Work to complete → Search the data below for the word "this" and copy each line that holds it.

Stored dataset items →
#####

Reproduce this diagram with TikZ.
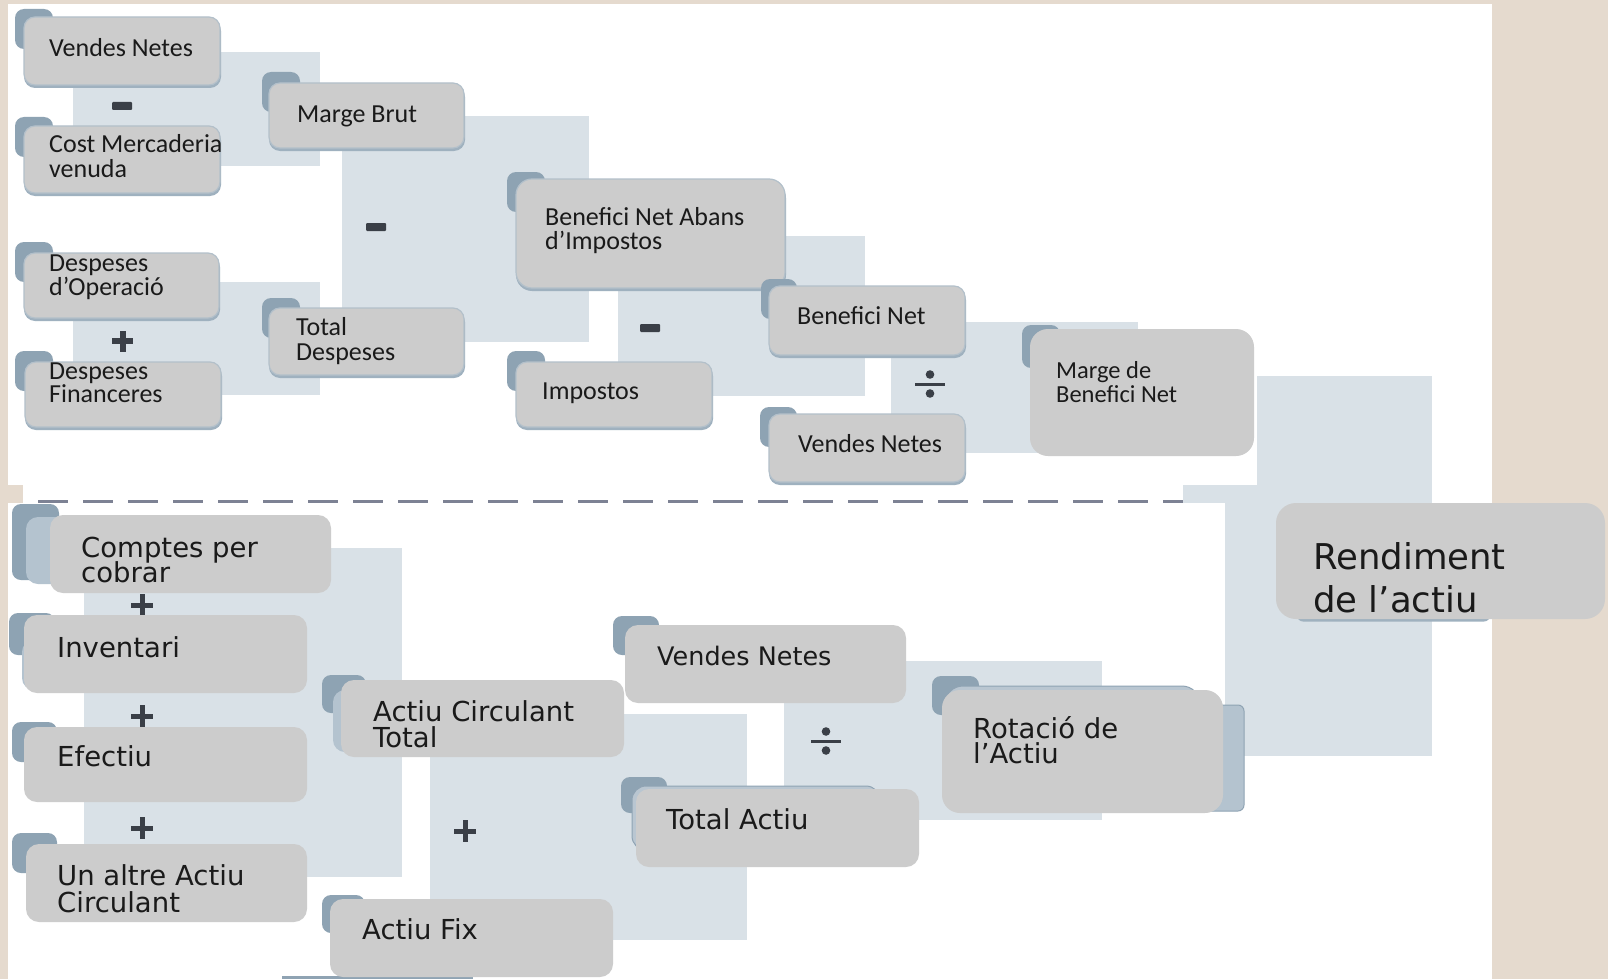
\documentclass[tikz,border=0pt]{standalone}
\usepackage{fontspec}
\setmainfont{Carlito}
\newfontfamily\vfont{DejaVu Sans}
\definecolor{beigec}{HTML}{E5DACE}
\definecolor{linkc}{HTML}{D9E1E7}
\definecolor{boxc}{HTML}{CCCCCC}
\definecolor{tabc}{HTML}{8EA3B3}
\definecolor{shadc}{HTML}{9FB1BF}
\definecolor{edgec}{HTML}{B3C0CA}
\definecolor{lightc}{HTML}{B4C3CF}
\definecolor{backc}{HTML}{B9C6D1}
\definecolor{backedge}{HTML}{8FA3B3}
\definecolor{signc}{HTML}{3A3F47}
\definecolor{dashc}{HTML}{7D8294}
\definecolor{txtc}{HTML}{1A1A1A}
\tikzset{
  linkrect/.style={fill=linkc},
  tabshape/.style={fill=tabc, rounded corners=9pt},
  shadowshape/.style={fill=shadc},
  topboxshape/.style={fill=boxc, draw=edgec, line width=1.2pt, inner sep=0pt, outer sep=0pt},
  botboxshape/.style={fill=boxc, inner sep=0pt, outer sep=0pt},
  lightshape/.style={fill=lightc, rounded corners=12pt},
  backshape/.style={fill=backc, draw=backedge, line width=1pt},
  ttop/.style={anchor=base west, inner sep=0pt, text=txtc, font=\fontsize{26}{24}\selectfont},
  tbot/.style={anchor=base west, inner sep=0pt, text=txtc, font=\vfont\fontsize{27.5}{26}\selectfont},
  tbig/.style={anchor=base west, inner sep=0pt, text=txtc, font=\vfont\fontsize{35.5}{34}\selectfont},
}
\newcommand\tabsq[4]{\path[tabshape] (#1,#2) rectangle (#3,#4);}
\newcommand\topbox[6]{%
  \path[shadowshape, rounded corners=#6] (#2,#3+3) rectangle (#4+1,#5+3);
  \node[topboxshape, rounded corners=#6, minimum width={#4-#2}, minimum height={#5-#3}, anchor=north west] (#1) at (#2,#3) {};}
\newcommand\botbox[6]{%
  \node[botboxshape, rounded corners=#6, minimum width={#4-#2}, minimum height={#5-#3}, anchor=north west] (#1) at (#2,#3) {};}
\newcommand\minussign[2]{\fill[signc, rounded corners=1pt] (#1-10,#2-4) rectangle (#1+10,#2+4);}
\newcommand\plussign[4]{%
  \fill[signc] (#1-#3,#2-#4/2) rectangle (#1+#3,#2+#4/2);
  \fill[signc] (#1-#4/2,#2-#3) rectangle (#1+#4/2,#2+#3);}
\newcommand\divsign[2]{%
  \fill[signc] (#1-15,#2-1.5) rectangle (#1+15,#2+1.5);
  \fill[signc] (#1,#2-9.5) circle (4.3);
  \fill[signc] (#1,#2+9.5) circle (4.3);}
\begin{document}
\begin{tikzpicture}[x=1pt,y=-1pt]
\useasboundingbox (0,0) rectangle (1608,979);
% background
\fill[beigec] (0,0) rectangle (1608,979);
\fill[white] (8,4) rectangle (1492,979);
\fill[beigec] (0,485) rectangle (23,503);
% link rectangles
\path[linkrect] (73,52) rectangle (320,166);
\path[linkrect] (73,282) rectangle (320,395);
\path[linkrect] (342,116) rectangle (589,342);
\path[linkrect] (618,236) rectangle (865,396);
\path[linkrect] (891,322) rectangle (1138,453);
\path[linkrect] (1257,376) rectangle (1432,756);
\path[linkrect] (1183,485) rectangle (1432,503);
\path[linkrect] (1225,503) rectangle (1432,756);
\path[linkrect] (84,548) rectangle (402,877);
\path[linkrect] (430,714) rectangle (747,940);
\path[linkrect] (784,661) rectangle (1102,820);
% operator signs
\minussign{122}{106}
\plussign{122.5}{341}{10.5}{6}
\minussign{376}{227}
\minussign{650}{328}
\divsign{930}{384}
\plussign{142}{605}{11}{5}
\plussign{142}{716}{11}{5}
\plussign{142}{828}{11}{5}
\plussign{465}{831}{11}{5}
\divsign{826}{741}
% ---- top section ----
\tabsq{15}{9}{53}{49}
\topbox{vn1}{24}{17}{220}{85}{11pt}
\node[ttop] (vn1t) at (49,57) {Vendes Netes};
\tabsq{15}{117}{53}{157}
\topbox{cmv}{24}{126}{220}{193}{11pt}
\node[ttop] (cmvt1) at (49,153) {Cost Mercaderia};
\node[ttop] (cmvt2) at (49,177) {venuda};
\tabsq{262}{72}{300}{112}
\topbox{mb}{269}{83}{464}{148}{11pt}
\node[ttop] (mbt) at (297,123) {Marge Brut};
\tabsq{15}{242}{53}{282}
\topbox{dop}{24}{253}{219}{318}{11pt}
\node[ttop] (dopt1) at (49,271) {Despeses};
\node[ttop] (dopt2) at (49,295) {d’Operació};
\tabsq{15}{351}{53}{391}
\topbox{dfi}{25}{362}{221}{427}{11pt}
\node[ttop] (dfit1) at (49,379) {Despeses};
\node[ttop] (dfit2) at (49,402) {Financeres};
\tabsq{262}{298}{300}{338}
\topbox{td}{269}{308}{464}{375}{11pt}
\node[ttop] (tdt1) at (296,335) {Total};
\node[ttop] (tdt2) at (296,360) {Despeses};
\tabsq{507}{172}{545}{212}
\topbox{bnai}{516}{179}{785}{288}{16pt}
\node[ttop] (bnait1) at (545,225) {Benefici Net Abans};
\node[ttop] (bnait2) at (545,249) {d’Impostos};
\tabsq{507}{351}{545}{391}
\topbox{imp}{516}{362}{712}{427}{11pt}
\node[ttop] (impt) at (542,399) {Impostos};
\tabsq{761}{279}{797}{319}
\topbox{bn}{769}{286}{965}{355}{11pt}
\node[ttop] (bnt) at (797,324) {Benefici Net};
\tabsq{760}{407}{797}{447}
\topbox{vn2}{769}{414}{965}{482}{11pt}
\node[ttop] (vn2t) at (798,452) {Vendes Netes};
\tabsq{1022}{325}{1060}{368}
\node[botboxshape, rounded corners=18pt, minimum width=224, minimum height=127, anchor=north west] (mbn) at (1030,329) {};
\node[ttop, font=\fontsize{24.5}{22}\selectfont] (mbnt1) at (1056,378) {Marge de};
\node[ttop, font=\fontsize{24.5}{22}\selectfont] (mbnt2) at (1056,402) {Benefici Net};
% separator
\coordinate (dl) at (38,501);
\coordinate (dr) at (1183,501);
\draw[dashc, line width=3pt, dash pattern=on 30pt off 15pt] (dl) -- (dr);
% ---- bottom section ----
\tabsq{12}{504}{59}{580}
\path[lightshape] (26,517) rectangle (120,584);
\botbox{cpc}{50}{515}{331}{593}{13pt}
\node[tbot] (cpct1) at (81,557) {Comptes per};
\node[tbot] (cpct2) at (81,582) {cobrar};
\tabsq{9}{613}{55}{655}
\path[lightshape] (22,640) rectangle (80,690);
\botbox{inv}{24}{615}{307}{693}{13pt}
\node[tbot] (invt) at (57,657) {Inventari};
\tabsq{12}{722}{57}{762}
\botbox{efe}{24}{727}{307}{802}{13pt}
\node[tbot] (efet) at (57,766) {Efectiu};
\tabsq{12}{833}{57}{873}
\botbox{uaac}{26}{844}{307}{922}{13pt}
\node[tbot] (uaact1) at (57,885) {Un altre Actiu};
\node[tbot] (uaact2) at (57,912) {Circulant};
\tabsq{322}{675}{366}{713}
\path[lightshape] (333,690) rectangle (400,752);
\botbox{act}{341}{680}{624}{757}{13pt}
\node[tbot] (actt1) at (373,721) {Actiu Circulant};
\node[tbot] (actt2) at (373,747) {Total};
\tabsq{322}{895}{365}{933}
\fill[backedge] (282,976) rectangle (473,979);
\botbox{af}{330}{899}{613}{977}{13pt}
\node[tbot] (aft) at (362,939) {Actiu Fix};
\tabsq{613}{616}{659}{655}
\botbox{vn3}{625}{625}{906}{703}{13pt}
\node[tbot, font=\vfont\fontsize{25.5}{26}\selectfont] (vn3t) at (657,665) {Vendes Netes};
\tabsq{621}{777}{667}{813}
\path[backshape, rounded corners=14pt] (632,786) rectangle (880,850);
\botbox{ta}{636}{789}{919}{867}{13pt}
\node[tbot] (tat) at (666,829) {Total Actiu};
\tabsq{932}{676}{979}{715}
\path[backshape, rounded corners=18pt] (945,686) rectangle (1200,760);
\path[backshape, fill=lightc, rounded corners=6pt] (1200,705) rectangle (1244,811);
\botbox{rot}{942}{690}{1223}{813}{18pt}
\node[tbot] (rott1) at (973,738) {Rotació de};
\node[tbot] (rott2) at (973,763) {l’Actiu};
% result
\path[fill=shadc, rounded corners=6pt] (1297,560) rectangle (1490,621.5);
\botbox{ra}{1276}{503}{1605}{619}{20pt}
\node[tbig] (rat1) at (1313,569) {Rendiment};
\node[tbig] (rat2) at (1313,612) {de l’actiu};
\end{tikzpicture}
\end{document}
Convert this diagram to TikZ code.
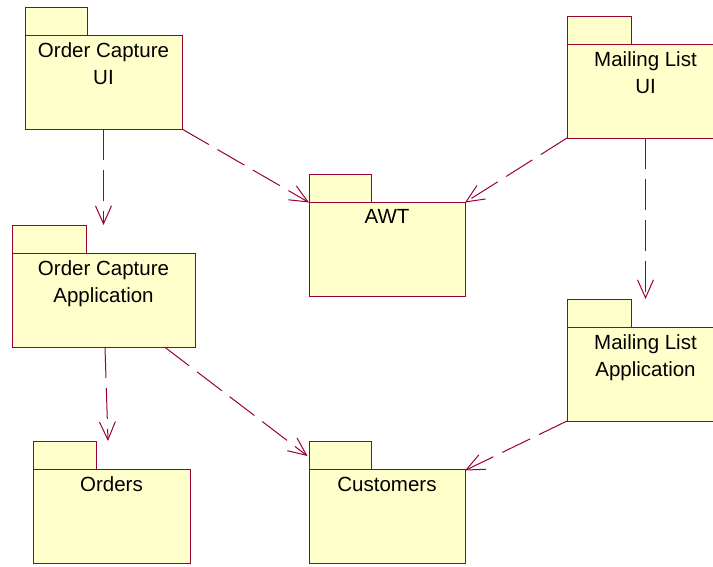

#####

Task response →
Reproduce this diagram with TikZ.
Convert this diagram to TikZ code.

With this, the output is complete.